→ **DATASET CONTENT**
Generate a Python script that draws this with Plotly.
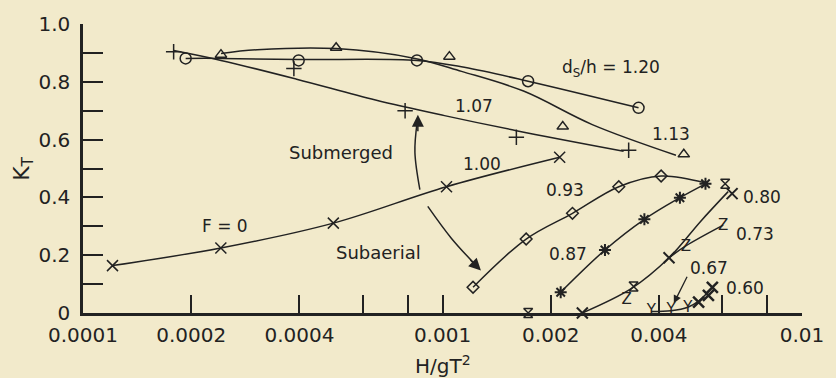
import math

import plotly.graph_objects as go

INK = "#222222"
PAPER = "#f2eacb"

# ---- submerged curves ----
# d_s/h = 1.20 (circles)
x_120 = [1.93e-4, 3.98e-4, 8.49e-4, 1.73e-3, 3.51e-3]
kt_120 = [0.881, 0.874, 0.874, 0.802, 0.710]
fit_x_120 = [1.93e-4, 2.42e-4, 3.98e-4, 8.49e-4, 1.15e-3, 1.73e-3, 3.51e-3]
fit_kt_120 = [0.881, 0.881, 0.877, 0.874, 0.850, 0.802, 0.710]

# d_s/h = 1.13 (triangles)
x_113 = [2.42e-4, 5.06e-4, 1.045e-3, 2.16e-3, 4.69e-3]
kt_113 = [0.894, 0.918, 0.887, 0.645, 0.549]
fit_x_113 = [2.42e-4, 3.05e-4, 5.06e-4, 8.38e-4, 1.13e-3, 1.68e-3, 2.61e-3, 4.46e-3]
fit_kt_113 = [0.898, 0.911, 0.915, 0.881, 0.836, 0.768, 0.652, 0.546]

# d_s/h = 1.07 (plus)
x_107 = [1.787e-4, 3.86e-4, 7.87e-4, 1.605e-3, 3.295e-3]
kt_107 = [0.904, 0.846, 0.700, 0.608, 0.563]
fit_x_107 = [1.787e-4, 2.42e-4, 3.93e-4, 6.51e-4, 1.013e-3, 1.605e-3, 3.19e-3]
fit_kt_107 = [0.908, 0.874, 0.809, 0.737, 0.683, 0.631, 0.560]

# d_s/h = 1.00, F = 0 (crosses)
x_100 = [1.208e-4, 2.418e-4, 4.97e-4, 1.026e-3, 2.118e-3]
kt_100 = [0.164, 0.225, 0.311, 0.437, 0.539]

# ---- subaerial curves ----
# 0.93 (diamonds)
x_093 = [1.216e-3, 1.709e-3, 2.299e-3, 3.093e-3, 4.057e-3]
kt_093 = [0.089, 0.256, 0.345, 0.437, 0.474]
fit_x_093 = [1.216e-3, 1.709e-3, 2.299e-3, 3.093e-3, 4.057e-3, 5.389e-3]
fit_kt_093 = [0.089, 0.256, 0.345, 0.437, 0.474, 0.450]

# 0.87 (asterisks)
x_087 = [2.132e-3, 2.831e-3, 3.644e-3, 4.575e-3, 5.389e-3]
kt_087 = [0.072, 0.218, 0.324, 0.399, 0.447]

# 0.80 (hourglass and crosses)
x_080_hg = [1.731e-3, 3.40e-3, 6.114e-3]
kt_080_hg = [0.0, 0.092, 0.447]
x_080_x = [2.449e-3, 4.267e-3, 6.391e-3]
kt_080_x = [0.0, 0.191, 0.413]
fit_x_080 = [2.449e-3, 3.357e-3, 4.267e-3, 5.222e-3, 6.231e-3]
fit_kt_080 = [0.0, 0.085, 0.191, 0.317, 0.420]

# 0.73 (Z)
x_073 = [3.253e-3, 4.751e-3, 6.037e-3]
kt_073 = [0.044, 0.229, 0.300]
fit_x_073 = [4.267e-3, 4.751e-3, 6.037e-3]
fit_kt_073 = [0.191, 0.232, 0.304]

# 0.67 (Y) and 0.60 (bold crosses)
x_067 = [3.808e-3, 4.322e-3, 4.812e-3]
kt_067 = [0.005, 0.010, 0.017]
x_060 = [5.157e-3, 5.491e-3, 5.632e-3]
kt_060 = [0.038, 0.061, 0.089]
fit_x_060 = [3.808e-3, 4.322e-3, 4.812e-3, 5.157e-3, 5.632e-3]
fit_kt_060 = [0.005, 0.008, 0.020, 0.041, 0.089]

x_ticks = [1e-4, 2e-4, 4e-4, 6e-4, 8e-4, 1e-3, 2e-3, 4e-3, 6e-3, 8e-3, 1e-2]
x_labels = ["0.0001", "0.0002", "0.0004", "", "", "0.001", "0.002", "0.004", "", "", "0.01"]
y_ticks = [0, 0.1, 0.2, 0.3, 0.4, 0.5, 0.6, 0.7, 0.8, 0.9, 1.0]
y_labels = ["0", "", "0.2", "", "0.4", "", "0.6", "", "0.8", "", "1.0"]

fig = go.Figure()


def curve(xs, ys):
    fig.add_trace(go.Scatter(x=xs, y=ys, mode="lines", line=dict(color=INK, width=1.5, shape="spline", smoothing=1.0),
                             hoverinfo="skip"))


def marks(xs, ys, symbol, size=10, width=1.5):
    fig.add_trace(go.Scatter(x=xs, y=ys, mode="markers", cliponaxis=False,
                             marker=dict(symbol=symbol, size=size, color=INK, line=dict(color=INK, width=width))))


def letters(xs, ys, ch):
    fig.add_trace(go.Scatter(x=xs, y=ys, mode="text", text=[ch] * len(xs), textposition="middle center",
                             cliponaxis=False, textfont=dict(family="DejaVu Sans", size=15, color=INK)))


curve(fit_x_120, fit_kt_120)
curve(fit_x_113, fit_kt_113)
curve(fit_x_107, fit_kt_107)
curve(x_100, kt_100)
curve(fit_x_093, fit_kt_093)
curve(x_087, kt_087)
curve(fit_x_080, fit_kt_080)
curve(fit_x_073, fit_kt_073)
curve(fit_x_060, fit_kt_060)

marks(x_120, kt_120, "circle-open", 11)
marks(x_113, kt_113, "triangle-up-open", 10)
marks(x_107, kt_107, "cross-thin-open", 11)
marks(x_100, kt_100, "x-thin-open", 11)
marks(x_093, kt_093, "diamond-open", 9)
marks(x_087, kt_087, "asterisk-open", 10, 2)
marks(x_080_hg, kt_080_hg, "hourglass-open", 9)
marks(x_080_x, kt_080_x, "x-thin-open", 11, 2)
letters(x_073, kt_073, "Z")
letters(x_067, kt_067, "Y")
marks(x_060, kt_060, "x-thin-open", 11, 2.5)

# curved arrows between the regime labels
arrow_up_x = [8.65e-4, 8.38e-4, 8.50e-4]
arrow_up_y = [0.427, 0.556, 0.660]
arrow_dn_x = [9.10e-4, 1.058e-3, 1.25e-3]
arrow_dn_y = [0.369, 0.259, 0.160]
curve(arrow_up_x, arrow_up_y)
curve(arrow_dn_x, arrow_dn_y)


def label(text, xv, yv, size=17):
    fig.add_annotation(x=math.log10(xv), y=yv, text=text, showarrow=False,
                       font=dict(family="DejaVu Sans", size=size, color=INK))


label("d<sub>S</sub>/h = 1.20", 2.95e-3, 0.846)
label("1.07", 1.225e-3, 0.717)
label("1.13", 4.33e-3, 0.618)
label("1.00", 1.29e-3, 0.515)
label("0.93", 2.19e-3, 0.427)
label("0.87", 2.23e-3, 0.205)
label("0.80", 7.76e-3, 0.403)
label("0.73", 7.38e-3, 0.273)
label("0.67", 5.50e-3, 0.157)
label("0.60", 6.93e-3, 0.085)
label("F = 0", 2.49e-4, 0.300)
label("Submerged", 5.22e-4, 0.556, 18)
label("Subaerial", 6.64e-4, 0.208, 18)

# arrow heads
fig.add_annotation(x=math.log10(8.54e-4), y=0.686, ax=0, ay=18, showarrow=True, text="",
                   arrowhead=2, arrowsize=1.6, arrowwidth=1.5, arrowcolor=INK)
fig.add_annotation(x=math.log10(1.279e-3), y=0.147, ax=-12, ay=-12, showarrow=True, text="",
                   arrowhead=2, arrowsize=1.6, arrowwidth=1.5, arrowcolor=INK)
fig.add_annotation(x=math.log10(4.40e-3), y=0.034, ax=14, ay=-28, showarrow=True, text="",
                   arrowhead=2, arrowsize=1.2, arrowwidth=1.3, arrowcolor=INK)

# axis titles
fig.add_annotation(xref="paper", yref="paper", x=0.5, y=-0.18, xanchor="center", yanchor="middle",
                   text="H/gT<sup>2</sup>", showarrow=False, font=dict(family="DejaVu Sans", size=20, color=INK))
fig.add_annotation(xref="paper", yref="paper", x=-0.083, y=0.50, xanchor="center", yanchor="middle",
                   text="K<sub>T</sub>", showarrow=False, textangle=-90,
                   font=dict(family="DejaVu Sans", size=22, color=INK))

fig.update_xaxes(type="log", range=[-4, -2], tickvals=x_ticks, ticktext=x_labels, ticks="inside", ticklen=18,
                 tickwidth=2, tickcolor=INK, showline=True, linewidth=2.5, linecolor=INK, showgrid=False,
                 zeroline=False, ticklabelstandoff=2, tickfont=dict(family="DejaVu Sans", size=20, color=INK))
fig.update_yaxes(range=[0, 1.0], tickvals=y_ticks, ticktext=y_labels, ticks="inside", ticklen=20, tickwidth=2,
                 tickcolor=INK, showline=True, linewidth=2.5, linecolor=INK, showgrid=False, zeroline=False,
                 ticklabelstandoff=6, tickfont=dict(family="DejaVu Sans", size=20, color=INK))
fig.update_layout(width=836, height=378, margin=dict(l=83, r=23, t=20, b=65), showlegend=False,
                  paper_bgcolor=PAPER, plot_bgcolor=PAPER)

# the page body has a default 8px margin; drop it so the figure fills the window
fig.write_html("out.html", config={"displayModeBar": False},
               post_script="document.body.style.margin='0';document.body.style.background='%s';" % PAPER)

→ **WHAT IS ASKED**
Return, unchanged, the lines from the first line of the material through the line that holds "fit_kt_093 = [0.089, 0.256, 0.345, 0.437, 0.474, 0.450]", inclusive, omitting pictures.

→ **WRITTEN REPLY**
Generate a Python script that draws this with Plotly.
import math

import plotly.graph_objects as go

INK = "#222222"
PAPER = "#f2eacb"

# ---- submerged curves ----
# d_s/h = 1.20 (circles)
x_120 = [1.93e-4, 3.98e-4, 8.49e-4, 1.73e-3, 3.51e-3]
kt_120 = [0.881, 0.874, 0.874, 0.802, 0.710]
fit_x_120 = [1.93e-4, 2.42e-4, 3.98e-4, 8.49e-4, 1.15e-3, 1.73e-3, 3.51e-3]
fit_kt_120 = [0.881, 0.881, 0.877, 0.874, 0.850, 0.802, 0.710]

# d_s/h = 1.13 (triangles)
x_113 = [2.42e-4, 5.06e-4, 1.045e-3, 2.16e-3, 4.69e-3]
kt_113 = [0.894, 0.918, 0.887, 0.645, 0.549]
fit_x_113 = [2.42e-4, 3.05e-4, 5.06e-4, 8.38e-4, 1.13e-3, 1.68e-3, 2.61e-3, 4.46e-3]
fit_kt_113 = [0.898, 0.911, 0.915, 0.881, 0.836, 0.768, 0.652, 0.546]

# d_s/h = 1.07 (plus)
x_107 = [1.787e-4, 3.86e-4, 7.87e-4, 1.605e-3, 3.295e-3]
kt_107 = [0.904, 0.846, 0.700, 0.608, 0.563]
fit_x_107 = [1.787e-4, 2.42e-4, 3.93e-4, 6.51e-4, 1.013e-3, 1.605e-3, 3.19e-3]
fit_kt_107 = [0.908, 0.874, 0.809, 0.737, 0.683, 0.631, 0.560]

# d_s/h = 1.00, F = 0 (crosses)
x_100 = [1.208e-4, 2.418e-4, 4.97e-4, 1.026e-3, 2.118e-3]
kt_100 = [0.164, 0.225, 0.311, 0.437, 0.539]

# ---- subaerial curves ----
# 0.93 (diamonds)
x_093 = [1.216e-3, 1.709e-3, 2.299e-3, 3.093e-3, 4.057e-3]
kt_093 = [0.089, 0.256, 0.345, 0.437, 0.474]
fit_x_093 = [1.216e-3, 1.709e-3, 2.299e-3, 3.093e-3, 4.057e-3, 5.389e-3]
fit_kt_093 = [0.089, 0.256, 0.345, 0.437, 0.474, 0.450]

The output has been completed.